An open competition involving thousands of competitors failed to construct useful search filters for new diagnostic test accuracy systematic reviews

Article type
Authors
Kataoka Y1, Taito S2, Yamamoto N3, So R4, Tsutsumi Y5, Anan K6, Banno M7, Tsujimoto Y8, Wada Y9, Sagami S10, Tsujimoto H11, Nihashi T12, Takeuchi M13, Terasawa T14, Iguchi M15, Kumasawa J16, Kasuga Y17, 999 R17, Yamabe J17, Furukawa TA18
1Kyoto Min-iren Asukai Hospital
2Division of Rehabilitation, Department of Clinical Practice and Support, Hiroshima University Hospital
3Department of Orthopedic Surgery, Miyamoto Orthopedic Hospital
4Department of Psychiatry, Okayama Psychiatric Medical Center
5Department of Emergency Medicine, National Hospital Organization Mito Medical Center
6Division of Respiratory Medicine, Saiseikai Kumamoto Hospital
7Department of Psychiatry, Seichiryo Hospital
8Oku medical clinic
9Department of Rehabilitation Medicine I, Fujita Health University School of Medicine
10Center for Advanced IBD Research and Treatment, Kitasato University Kitasato Institute Hospital
11Hospital Care Research Unit, Hyogo Prefectural Amagasaki General Medical Center
12Department of Radiology, National Center for Geriatrics and Gerontology
13Department of Emergency and General Internal Medicine, Fujita Health University School of Medicine
14Section of General Internal Medicine, Department of Emergency and General Internal Medicine, Fujita Health University School of Medicine
15Department of Neurology, Fukushima Medical University
16Department of Critical Care Medicine, Sakai City Medical Center
17Independent researcher
18Department of Health Promotion and Human Behavior, Kyoto University Graduate School of Medicine/School of Public Health
Abstract
Background:
No abstract classifier can be used for new diagnostic test accuracy (DTA) systematic reviews to select primary DTA study abstracts from database searches.

Objectives:
Our goal with the FILtering of diagnostic Test accuracy studies (FILTER) Challenge was to develop machine learning (ML) filters for new diagnostic test accuracy (DTA) systematic reviews through an open competition.

Methods:
We conducted an open competition.

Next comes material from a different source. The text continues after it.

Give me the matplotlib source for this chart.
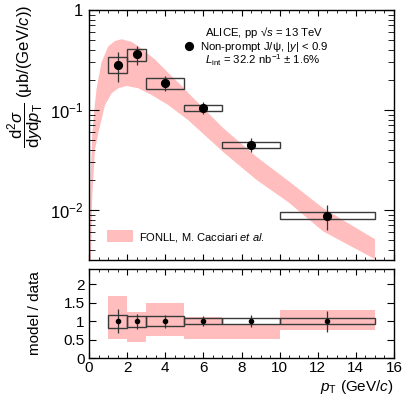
import numpy as np
import matplotlib
matplotlib.use('Agg')
import matplotlib.pyplot as plt
from matplotlib.patches import Rectangle, Patch
from matplotlib.lines import Line2D
from matplotlib.ticker import FixedLocator, FuncFormatter, MultipleLocator, LogLocator, NullFormatter

plt.rcParams['font.family'] = ['Liberation Sans', 'DejaVu Sans']
plt.rcParams['mathtext.fontset'] = 'custom'
plt.rcParams['mathtext.rm'] = 'Liberation Sans'
plt.rcParams['mathtext.it'] = 'Liberation Sans:italic'
plt.rcParams['mathtext.bf'] = 'Liberation Sans:bold'

# non-prompt J/psi cross section, pp 13 TeV
bin_lo = np.array([1, 2, 3, 5, 7, 10])
bin_hi = np.array([2, 3, 5, 7, 10, 15])
pt_center = np.array([1.5, 2.5, 4.0, 6.0, 8.5, 12.5])
xsec = np.array([0.285, 0.36, 0.186, 0.105, 0.045, 0.0088])
stat = np.array([0.095, 0.075, 0.032, 0.014, 0.0072, 0.0025])
syst = np.array([0.052, 0.052, 0.025, 0.008, 0.0034, 0.0007])

# FONLL band edges
fonll_up_pt = [0.03, 0.08, 0.17, 0.28, 0.40, 0.66, 1.0, 1.36, 1.71, 2.24, 2.76, 3.46,
               4.16, 5.03, 5.30, 7.04, 8.79, 10.54, 12.29, 15.0]
fonll_up = [0.0032, 0.02, 0.056, 0.10, 0.165, 0.30, 0.43, 0.49, 0.51, 0.48, 0.41, 0.32,
            0.235, 0.162, 0.142, 0.066, 0.034, 0.019, 0.0104, 0.0051]
fonll_lo_pt = [0.10, 0.17, 0.31, 0.50, 0.84, 1.19, 1.54, 1.97, 2.59, 3.29, 4.16, 5.21,
               7.04, 8.79, 10.45, 12.29, 15.0]
fonll_lo = [0.0032, 0.0135, 0.04, 0.06, 0.112, 0.147, 0.165, 0.174, 0.165, 0.141, 0.112,
            0.079, 0.038, 0.020, 0.012, 0.0061, 0.00323]

# model / data band per bin
ratio_up = np.array([1.69, 1.24, 1.49, 1.105, 0.915, 1.30])
ratio_lo = np.array([0.52, 0.44, 0.61, 0.525, 0.51, 0.76])

pink = '#ffbdbd'
boxcol = '#3a3a3a'

W, H = 407, 397
fig = plt.figure(figsize=(W / 100, H / 100), dpi=100)
ax1 = fig.add_axes([89 / W, 1 - 260 / H, 305 / W, 250 / H])
ax2 = fig.add_axes([89 / W, 1 - 358 / H, 305 / W, 89 / H])

# ---- top panel ----
ax1.set_yscale('log')
band_x = list(fonll_up_pt) + list(fonll_lo_pt[::-1])
band_y = list(fonll_up) + list(fonll_lo[::-1])
ax1.fill(band_x, band_y, color=pink, lw=0, zorder=1)

for lo, hi, y, s in zip(bin_lo, bin_hi, xsec, syst):
    ax1.add_patch(Rectangle((lo, y - s), hi - lo, 2 * s, fill=False,
                            edgecolor=boxcol, lw=1.0, zorder=3))
ax1.errorbar(pt_center, xsec, yerr=stat, fmt='none', ecolor='#333333',
             elinewidth=0.9, capsize=0, zorder=4)
ax1.plot(pt_center, xsec, 'o', color='black', ms=5.6, zorder=5)

ax1.set_xlim(0, 16)
ax1.set_ylim(10 ** -2.5, 1)
ax1.yaxis.set_major_locator(FixedLocator([1e-2, 1e-1, 1]))
ax1.yaxis.set_minor_locator(LogLocator(base=10, subs=np.arange(2, 10)))
ax1.yaxis.set_minor_formatter(NullFormatter())
ax1.yaxis.set_major_formatter(FuncFormatter(
    lambda v, p: '1' if abs(v - 1) < 1e-9 else r'$10^{%d}$' % round(np.log10(v))))
ax1.xaxis.set_major_locator(MultipleLocator(2))
ax1.xaxis.set_minor_locator(MultipleLocator(0.5))
ax1.tick_params(axis='x', labelbottom=False)
ax1.tick_params(which='both', direction='in', top=True, right=True)
ax1.tick_params(axis='y', which='major', length=7.5, labelsize=12, pad=4)
ax1.tick_params(axis='y', which='minor', length=4)
ax1.tick_params(axis='x', which='major', length=4.5)
ax1.tick_params(axis='x', which='minor', length=2.2)

ax1.set_ylabel(r'$\dfrac{\mathrm{d}^{2}\sigma}{\mathrm{d}y\mathrm{d}p_{\mathrm{T}}}$ (μb/(GeV/$c$))',
               fontsize=12, loc='top')
ax1.yaxis.set_label_coords(-0.14, 1.02)

ax1.text(0.380, 0.909, r'ALICE, pp √$s$ = 13 TeV', transform=ax1.transAxes,
         fontsize=8.2, va='center')
ax1.text(0.380, 0.800, r'$L_{\mathrm{int}}$ = 32.2 nb$^{-1}$ ± 1.6%', transform=ax1.transAxes,
         fontsize=8.2, va='center')
pt_handle = Line2D([], [], marker='o', color='black', ls='none', ms=5.6)
leg1 = ax1.legend([pt_handle], [r'Non-prompt J/ψ, |$y$| < 0.9'], loc='center left',
                  bbox_to_anchor=(0.312, 0.854), frameon=False, fontsize=8.2,
                  borderpad=0, borderaxespad=0, handlelength=0.9, handletextpad=0.45)
ax1.add_artist(leg1)
band_handle = Patch(facecolor=pink, edgecolor='none')
ax1.legend([band_handle], [r'FONLL, M. Cacciari $et\ al.$'], loc='center left',
           bbox_to_anchor=(0.059, 0.092), frameon=False, fontsize=8,
           borderpad=0, borderaxespad=0, handlelength=2.3, handleheight=1.3,
           handletextpad=0.6)

# ---- ratio panel ----
for lo, hi, u, d in zip(bin_lo, bin_hi, ratio_up, ratio_lo):
    ax2.add_patch(Rectangle((lo, d), hi - lo, u - d, facecolor=pink,
                            edgecolor='none', zorder=1))
rel_syst = syst / xsec
rel_stat = stat / xsec
ones = np.ones_like(pt_center)
for lo, hi, s in zip(bin_lo, bin_hi, rel_syst):
    ax2.add_patch(Rectangle((lo, 1 - s), hi - lo, 2 * s, fill=False,
                            edgecolor=boxcol, lw=1.0, zorder=3))
ax2.errorbar(pt_center, ones, yerr=rel_stat, fmt='none', ecolor='#333333',
             elinewidth=0.9, capsize=0, zorder=4)
ax2.plot(pt_center, ones, 'o', color='black', ms=3, zorder=5)

ax2.set_xlim(0, 16)
ax2.set_ylim(0, 2.42)
ax2.xaxis.set_major_locator(MultipleLocator(2))
ax2.xaxis.set_minor_locator(MultipleLocator(0.5))
ax2.yaxis.set_major_locator(FixedLocator([0, 0.5, 1, 1.5, 2]))
ax2.yaxis.set_major_formatter(FuncFormatter(lambda v, p: '%g' % v))
ax2.tick_params(which='both', direction='in', top=True, right=True)
ax2.tick_params(axis='both', which='major', labelsize=11)
ax2.tick_params(axis='y', which='major', length=5, pad=3)
ax2.tick_params(axis='x', which='major', length=4.5, pad=2)
ax2.tick_params(axis='x', which='minor', length=2.2)
ax2.set_ylabel('model / data', fontsize=11)
ax2.yaxis.set_label_coords(-0.155, 0.5)
ax2.set_xlabel(r'$p_{\mathrm{T}}$ (GeV/$c$)', fontsize=11, loc='right')
ax2.xaxis.set_label_coords(1.0, -0.22)

for ax in (ax1, ax2):
    for sp in ax.spines.values():
        sp.set_linewidth(1.0)

fig.savefig('out.png', dpi=100)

We prepared a dataset including titles, abstracts, and the judgement sought to retrieve full texts from 10 DTA reviews and a mapping review. We randomly split the datasets into a train set (n = 27145, labeled as DTA n= 632), a public test set (n = 20417, labeled as DTA n= 474), and a private test set (n = 20417, labeled as DTA n= 469). Competition participants used the training set to develop models, then they validated their models using the public test set to refine their development process. Finally, we used the private test set to rank the submitted models. We used Fbeta with beta set to seven to honor models. For the external validation, we used a DTA review for the cardiology dataset (n = 7722, labeled as DTA n= 167). We preset Fbeta adopted seven as the value of beta and recall to evaluate models for evaluating better filters that are less likely to miss.

Results:
From July 28 to October 4, 2021, we held the challenge. We received a total of 13,774 submissions from 1,429 teams or persons. We honored the top three models. Fbeta scores and Recall in the external validation set were 0.4036 and 0.2352 by the first model, 0.3262 and 0.3313 by the second model, and 0.3891 and 0.3976 by the third model, respectively.

Conclusions:
We were unable to develop a search filter with sufficient recall to apply for new DTA reviews immediately. Further studies are needed to update and validate filters with datasets from other clinical areas.

Patient, public, and/or healthcare consumer involvement: None.